Effectivement, comme l’a souligné le juge Dufresne, le critère de l’intérêt de l’enfant ne se trouve pas à l’article 213 C.c.Q. Par contre, l’article 33 C.c.Q. précise ce qui suit :

Les décisions concernant l’enfant doivent être prises dans son intérêt et dans le respect de ses droits.

Sont pris en considération, outre les besoins moraux, intellectuels, affectifs et physiques de l’enfant, son âge, sa santé, son caractère, son milieu familial et les autres aspects de sa situation.

Cet article de portée générale énonce clairement que toutes les décisions qui concernent les enfants doivent être prises dans leur intérêt et dans le respect de leurs droits. Ce principe, largement utilisé en droit de la famille, doit également trouver application en matière de tutelle au mineur.

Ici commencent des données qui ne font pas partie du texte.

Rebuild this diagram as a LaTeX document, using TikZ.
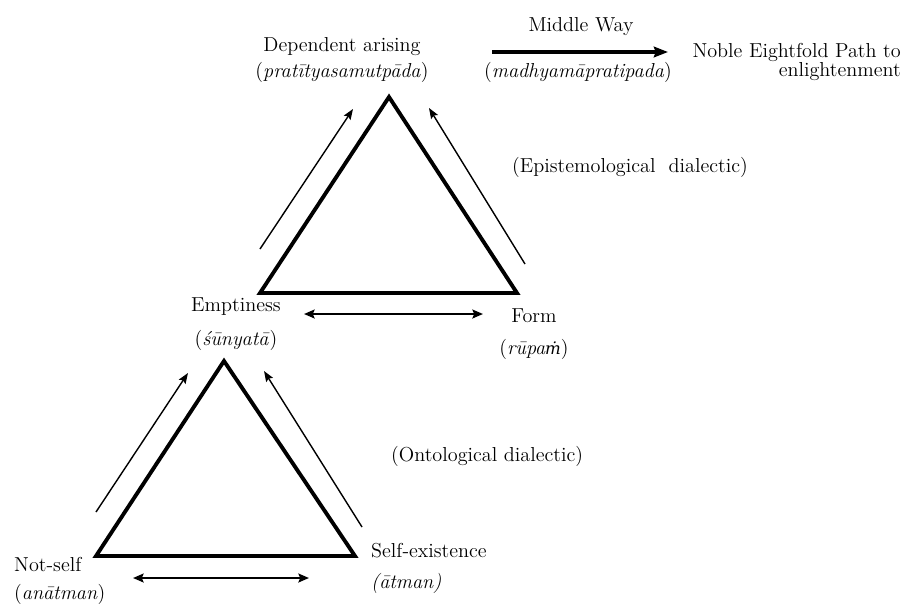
\documentclass[tikz,border=0pt]{standalone}
\usepackage{fontspec}
\newfontfamily\dotfont{DejaVu Serif}[Scale=0.82]
\usetikzlibrary{arrows.meta}
\begin{document}
\begin{tikzpicture}[x=0.02cm,y=-0.02cm,font=\fontsize{11.5}{13}\selectfont,
  side/.style={line width=2.2pt,line join=miter},
  move/.style={line width=0.8pt,-{Stealth[length=6pt,width=4.5pt,inset=1pt]}},
  swap/.style={line width=1.5pt,{Stealth[length=6pt,width=5pt,inset=1pt]}-{Stealth[length=6pt,width=5pt,inset=1pt]}}]
\useasboundingbox (0,0) rectangle (914,603);
%
\node (dep) at (342,47) {Dependent arising};
\node (depsk) at (342,72) {(\textit{pratītyasamutpāda})};
\node (mw) at (581,27) {Middle Way};
\node (mwsk) at (578,72) {(\textit{madhyamāpratipada})};
\node[anchor=east] (path) at (907,52) {Noble Eightfold Path to};
\node[anchor=east] (enl) at (907,72) {enlightenment};
\coordinate (mwa) at (492,52);
\coordinate (mwb) at (668,52);
\draw[line width=1.8pt,-{Stealth[length=8pt,width=6pt,inset=1pt]}] (mwa)--(mwb);
%
\coordinate (ta) at (389,97);
\coordinate (tb) at (260,293);
\coordinate (tc) at (517,293);
\draw[side] (ta)--(tb)--(tc)--cycle;
\coordinate (ua) at (260,249);
\coordinate (ub) at (353,109);
\draw[move] (ua)--(ub);
\coordinate (uc) at (525,264);
\coordinate (ud) at (429,108);
\draw[move] (uc)--(ud);
\node[anchor=west] (epi) at (506,167) {(Epistemological~ dialectic)};
%
\node (emp) at (236,307) {Emptiness};
\node (empsk) at (236,340) {(\textit{śūnyatā})};
\node (form) at (534,316) {Form};
\node (formsk) at (534,349) {(\textit{rūpa{\dotfont ṁ}})};
\coordinate (ea) at (304,314);
\coordinate (eb) at (483,314);
\draw[swap] (ea)--(eb);
%
\coordinate (la) at (224,361);
\coordinate (lb) at (96,556);
\coordinate (lc) at (355,556);
\draw[side] (la)--(lb)--(lc)--cycle;
\coordinate (va) at (96,512);
\coordinate (vb) at (188,373);
\draw[move] (va)--(vb);
\coordinate (vc) at (362,527);
\coordinate (vd) at (264,371);
\draw[move] (vc)--(vd);
\node[anchor=west] (onto) at (385,456) {(Ontological dialectic)};
%
\node[anchor=west] (ns) at (8,564) {Not-self};
\node[anchor=west] (nssk) at (8,594) {(\textit{anātman})};
\node[anchor=west] (se) at (365,551) {Self-existence};
\node[anchor=west] (sesk) at (365,583) {\textit{(ātman)}};
\coordinate (na) at (133,578);
\coordinate (nb) at (309,578);
\draw[swap] (na)--(nb);
\end{tikzpicture}
\end{document}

Même si cette notion d’intérêt de l’enfant est une notion abstraite, il demeure qu’elle permet au juge de trancher en fonction du caractère distinctif de chaque enfant ou de chaque situation familiale.

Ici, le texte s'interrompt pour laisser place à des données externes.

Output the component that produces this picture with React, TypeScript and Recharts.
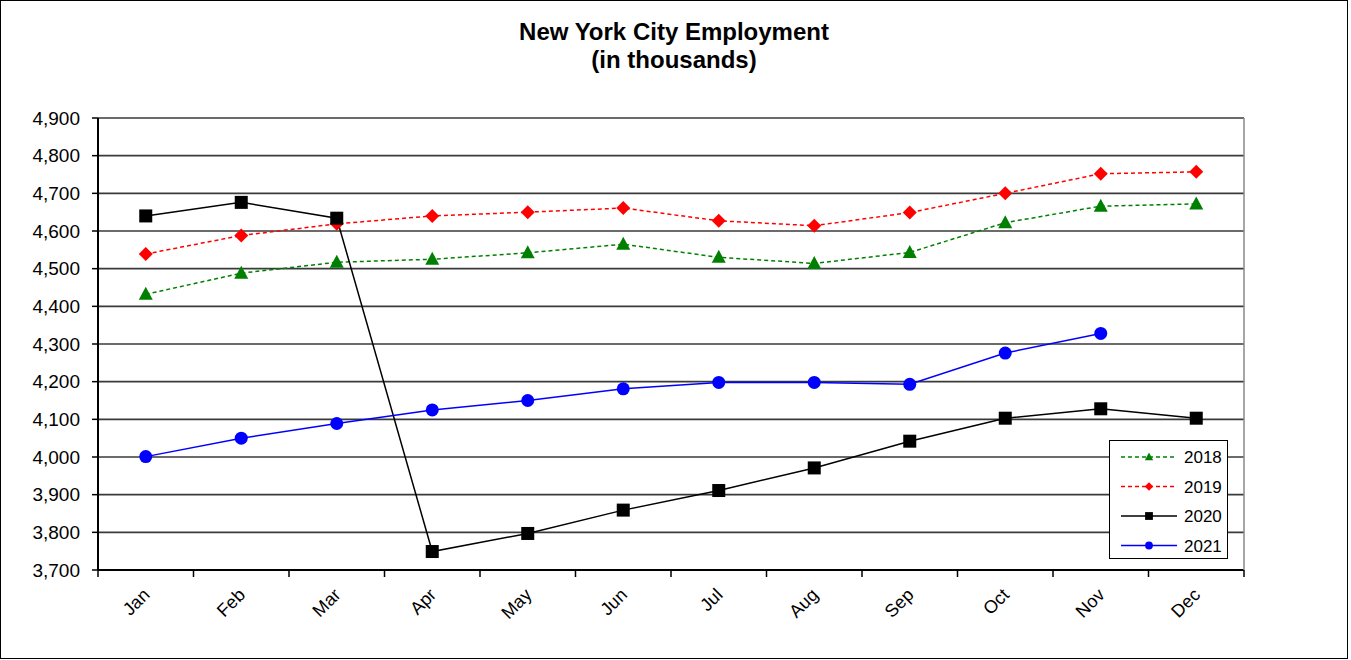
import { LineChart, Line, XAxis, YAxis, CartesianGrid } from "recharts";

const months = ["Jan", "Feb", "Mar", "Apr", "May", "Jun", "Jul", "Aug", "Sep", "Oct", "Nov", "Dec"];
const y2018 = [4432, 4488, 4517, 4525, 4542, 4565, 4530, 4514, 4543, 4622, 4666, 4672];
const y2019 = [4539, 4588, 4619, 4640, 4650, 4661, 4627, 4614, 4649, 4700, 4752, 4757];
const y2020 = [4640, 4676, 4634, 3749, 3797, 3859, 3911, 3971, 4042, 4103, 4128, 4103];
const y2021 = [4001, 4050, 4089, 4125, 4150, 4181, 4198, 4198, 4193, 4276, 4328, null];
const yTicks = [3700, 3800, 3900, 4000, 4100, 4200, 4300, 4400, 4500, 4600, 4700, 4800, 4900];

const data = months.map((m, i) => ({
  month: m,
  y2018: y2018[i],
  y2019: y2019[i],
  y2020: y2020[i],
  y2021: y2021[i],
}));

const series = [
  { key: "y2018", name: "2018", color: "#008000", dash: "4 3", shape: "triangle" },
  { key: "y2019", name: "2019", color: "#ff0000", dash: "4 3", shape: "diamond" },
  { key: "y2020", name: "2020", color: "#000000", dash: undefined, shape: "square" },
  { key: "y2021", name: "2021", color: "#0000ff", dash: undefined, shape: "circle" },
];

const W = 1346;
const H = 657;
const margin = { top: 117, right: 102, bottom: 0, left: 0 };
const Y_W = 97;
const X_H = 88;
const PLOT_W = W - margin.left - margin.right - Y_W - 1;
const HALF_BAND = PLOT_W / months.length / 2;
const FONT = "'Liberation Sans', Arial, sans-serif";

function Marker({ shape, cx, cy, color, s = 1 }: any) {
  if (cx == null || cy == null) return null;
  if (shape === "triangle")
    return <polygon points={`${cx},${cy - 7.5 * s} ${cx + 7 * s},${cy + 5.5 * s} ${cx - 7 * s},${cy + 5.5 * s}`} fill={color} />;
  if (shape === "diamond")
    return <polygon points={`${cx},${cy - 7 * s} ${cx + 7 * s},${cy} ${cx},${cy + 7 * s} ${cx - 7 * s},${cy}`} fill={color} />;
  if (shape === "square")
    return <rect x={cx - 6.5 * s} y={cy - 6.5 * s} width={13 * s} height={13 * s} fill={color} />;
  return <circle cx={cx} cy={cy} r={6.5 * s} fill={color} />;
}

function MonthTick({ x, y, payload, index }: any) {
  const last = index === months.length - 1;
  const tx = x + 5;
  const ty = y + 26;
  return (
    <g>
      <line x1={x - HALF_BAND} y1={y} x2={x - HALF_BAND} y2={y + 7} stroke="#000" strokeWidth={1.5} />
      {last && <line x1={x + HALF_BAND} y1={y} x2={x + HALF_BAND} y2={y + 7} stroke="#000" strokeWidth={1.5} />}
      <text
        x={tx}
        y={ty}
        textAnchor="end"
        transform={`rotate(-45, ${tx}, ${ty})`}
        fontSize={18}
        fontFamily={FONT}
        fill="#000"
      >
        {payload.value}
      </text>
    </g>
  );
}

export default function App() {
  return (
    <div
      style={{
        position: "absolute",
        left: 0,
        top: 0,
        width: W,
        height: H,
        border: "1px solid #000",
        background: "#fff",
        fontFamily: FONT,
      }}
    >
      <div
        style={{
          position: "absolute",
          left: 0,
          width: W,
          top: 17,
          textAlign: "center",
          fontWeight: "bold",
          fontSize: 24,
          lineHeight: "28px",
          color: "#000",
        }}
      >
        New York City Employment
        <br />
        (in thousands)
      </div>
      <LineChart width={W} height={H} data={data} margin={margin}>
        <CartesianGrid vertical={false} stroke="#3a3a3a" strokeWidth={1.6} />
        <XAxis
          dataKey="month"
          height={X_H}
          padding={{ left: HALF_BAND, right: HALF_BAND }}
          tickSize={0}
          tickMargin={0}
          tickLine={false}
          axisLine={{ stroke: "#000", strokeWidth: 2 }}
          tick={<MonthTick />}
          interval={0}
        />
        <YAxis
          domain={[3700, 4900]}
          ticks={yTicks}
          width={Y_W}
          tickSize={6}
          tickMargin={12}
          tickLine={{ stroke: "#000", strokeWidth: 1.5 }}
          axisLine={{ stroke: "#000", strokeWidth: 2 }}
          tick={{ fontSize: 19, fill: "#000", fontFamily: FONT }}
          tickFormatter={(v: number) => v.toLocaleString("en-US")}
          allowDataOverflow
        />
        <YAxis
          yAxisId="right"
          orientation="right"
          domain={[3700, 4900]}
          width={1}
          tick={false}
          tickLine={false}
          axisLine={{ stroke: "#888", strokeWidth: 1.5 }}
        />
        {series.map((s) => (
          <Line
            key={s.key}
            dataKey={s.key}
            name={s.name}
            stroke={s.color}
            strokeWidth={1.5}
            strokeDasharray={s.dash}
            isAnimationActive={false}
            dot={(p: any) => <Marker key={`${s.key}-${p.index}`} shape={s.shape} cx={p.cx} cy={p.cy} color={s.color} />}
            activeDot={false}
          />
        ))}
      </LineChart>
      <div
        style={{
          position: "absolute",
          left: 1108,
          top: 439,
          width: 117,
          height: 117,
          border: "1.5px solid #000",
          background: "#fff",
        }}
      >
        <svg width={117} height={117}>
          {series.map((s, i) => {
            const cy = 16 + i * 29.5;
            return (
              <g key={s.key}>
                <line x1={11} y1={cy} x2={67} y2={cy} stroke={s.color} strokeWidth={1.5} strokeDasharray={s.dash} />
                <Marker shape={s.shape} cx={39} cy={cy} color={s.color} s={0.6} />
                <text x={74} y={cy + 6} fontSize={17} fontFamily={FONT} fill="#000">
                  {s.name}
                </text>
              </g>
            );
          })}
        </svg>
      </div>
    </div>
  );
}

D’ailleurs, avant même la codification de l’article 33 C.c.Q., le juge Beetz de la Cour suprême écrivait que l’intérêt de l’enfant est devenu en droit civil québécois la pierre angulaire des décisions prises à son endroit.

Selon l’article 33 C.c.Q., la recherche de l’intérêt de l’enfant implique la prise en considération de ses besoins moraux, intellectuels, affectifs et physiques, de son âge, de sa santé, de son caractère et de son milieu familial.

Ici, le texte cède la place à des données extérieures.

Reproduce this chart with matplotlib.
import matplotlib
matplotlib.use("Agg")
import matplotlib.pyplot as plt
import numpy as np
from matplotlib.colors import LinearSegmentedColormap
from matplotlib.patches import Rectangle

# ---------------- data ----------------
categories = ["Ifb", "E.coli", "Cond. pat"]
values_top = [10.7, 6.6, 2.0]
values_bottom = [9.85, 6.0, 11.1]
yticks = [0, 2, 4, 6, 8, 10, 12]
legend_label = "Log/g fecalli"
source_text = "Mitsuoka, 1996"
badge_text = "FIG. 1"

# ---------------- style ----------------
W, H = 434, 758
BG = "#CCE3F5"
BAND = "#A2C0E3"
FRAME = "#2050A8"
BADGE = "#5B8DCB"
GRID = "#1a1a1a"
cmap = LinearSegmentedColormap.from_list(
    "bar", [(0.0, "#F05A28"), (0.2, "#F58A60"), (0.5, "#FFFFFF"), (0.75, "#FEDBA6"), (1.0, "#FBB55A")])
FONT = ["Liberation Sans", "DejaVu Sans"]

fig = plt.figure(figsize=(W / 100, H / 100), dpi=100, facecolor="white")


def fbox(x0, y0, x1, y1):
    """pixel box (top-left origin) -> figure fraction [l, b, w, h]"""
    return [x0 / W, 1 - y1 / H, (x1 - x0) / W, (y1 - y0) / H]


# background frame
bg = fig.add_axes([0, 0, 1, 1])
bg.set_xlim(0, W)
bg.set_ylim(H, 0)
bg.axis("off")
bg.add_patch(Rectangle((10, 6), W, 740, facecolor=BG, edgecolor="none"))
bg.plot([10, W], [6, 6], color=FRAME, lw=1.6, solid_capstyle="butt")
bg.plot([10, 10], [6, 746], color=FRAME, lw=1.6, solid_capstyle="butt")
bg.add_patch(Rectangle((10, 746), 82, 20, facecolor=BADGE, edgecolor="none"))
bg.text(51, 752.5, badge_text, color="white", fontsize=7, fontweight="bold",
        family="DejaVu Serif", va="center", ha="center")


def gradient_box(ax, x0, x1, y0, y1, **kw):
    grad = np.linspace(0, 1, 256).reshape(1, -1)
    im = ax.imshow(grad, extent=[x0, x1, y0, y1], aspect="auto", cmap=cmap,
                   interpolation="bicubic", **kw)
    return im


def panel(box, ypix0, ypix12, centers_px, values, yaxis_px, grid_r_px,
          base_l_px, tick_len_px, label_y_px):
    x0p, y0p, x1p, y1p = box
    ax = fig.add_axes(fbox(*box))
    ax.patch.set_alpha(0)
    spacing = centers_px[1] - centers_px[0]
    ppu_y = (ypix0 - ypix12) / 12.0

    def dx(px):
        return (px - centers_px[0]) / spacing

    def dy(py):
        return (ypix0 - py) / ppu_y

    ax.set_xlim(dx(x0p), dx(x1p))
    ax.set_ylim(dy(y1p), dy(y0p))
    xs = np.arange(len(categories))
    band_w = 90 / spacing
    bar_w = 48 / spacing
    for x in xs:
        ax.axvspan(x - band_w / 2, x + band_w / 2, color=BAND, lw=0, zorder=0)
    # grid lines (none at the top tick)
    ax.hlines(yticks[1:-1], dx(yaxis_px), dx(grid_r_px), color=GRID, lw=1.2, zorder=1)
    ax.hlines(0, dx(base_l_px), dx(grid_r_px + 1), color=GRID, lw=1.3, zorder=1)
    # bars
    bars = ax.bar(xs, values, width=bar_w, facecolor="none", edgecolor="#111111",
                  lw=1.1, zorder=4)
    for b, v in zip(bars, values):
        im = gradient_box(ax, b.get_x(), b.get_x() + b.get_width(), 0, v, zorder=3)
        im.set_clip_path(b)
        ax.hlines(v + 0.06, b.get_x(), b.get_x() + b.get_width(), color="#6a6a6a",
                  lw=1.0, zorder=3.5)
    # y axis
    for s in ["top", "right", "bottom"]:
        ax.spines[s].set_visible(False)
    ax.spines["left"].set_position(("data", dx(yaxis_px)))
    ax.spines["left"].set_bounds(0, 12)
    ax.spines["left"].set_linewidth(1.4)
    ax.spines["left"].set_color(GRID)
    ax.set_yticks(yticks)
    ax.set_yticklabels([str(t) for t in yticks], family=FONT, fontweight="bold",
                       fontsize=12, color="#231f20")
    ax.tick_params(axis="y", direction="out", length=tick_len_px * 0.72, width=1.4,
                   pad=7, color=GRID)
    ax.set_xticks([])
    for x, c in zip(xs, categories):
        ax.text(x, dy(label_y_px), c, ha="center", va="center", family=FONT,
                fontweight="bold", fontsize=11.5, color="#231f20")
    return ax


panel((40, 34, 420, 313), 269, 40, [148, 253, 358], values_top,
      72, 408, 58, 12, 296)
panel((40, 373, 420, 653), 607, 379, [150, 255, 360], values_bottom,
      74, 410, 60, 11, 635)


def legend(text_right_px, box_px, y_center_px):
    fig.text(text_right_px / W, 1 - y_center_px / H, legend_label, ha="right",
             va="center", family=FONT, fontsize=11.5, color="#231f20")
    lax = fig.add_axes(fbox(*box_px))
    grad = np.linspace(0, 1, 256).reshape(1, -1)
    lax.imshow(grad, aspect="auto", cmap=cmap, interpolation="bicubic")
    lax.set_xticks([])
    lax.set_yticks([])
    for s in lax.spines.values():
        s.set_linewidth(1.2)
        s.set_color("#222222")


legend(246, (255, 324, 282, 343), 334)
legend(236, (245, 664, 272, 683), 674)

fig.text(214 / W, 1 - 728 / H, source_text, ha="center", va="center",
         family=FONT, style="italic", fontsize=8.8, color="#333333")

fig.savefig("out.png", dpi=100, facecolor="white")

Dans un autre ordre d’idées, nous rappelons que le tuteur agit à l’égard des biens du mineur à titre d’administrateur du bien d’autrui chargé de la simple administration. À ce titre, il doit agir dans le meilleur intérêt du bénéficiaire.

Il semble donc que les critères mentionnés à l’article 213 Code civil du Québec ne sont pas limitatifs.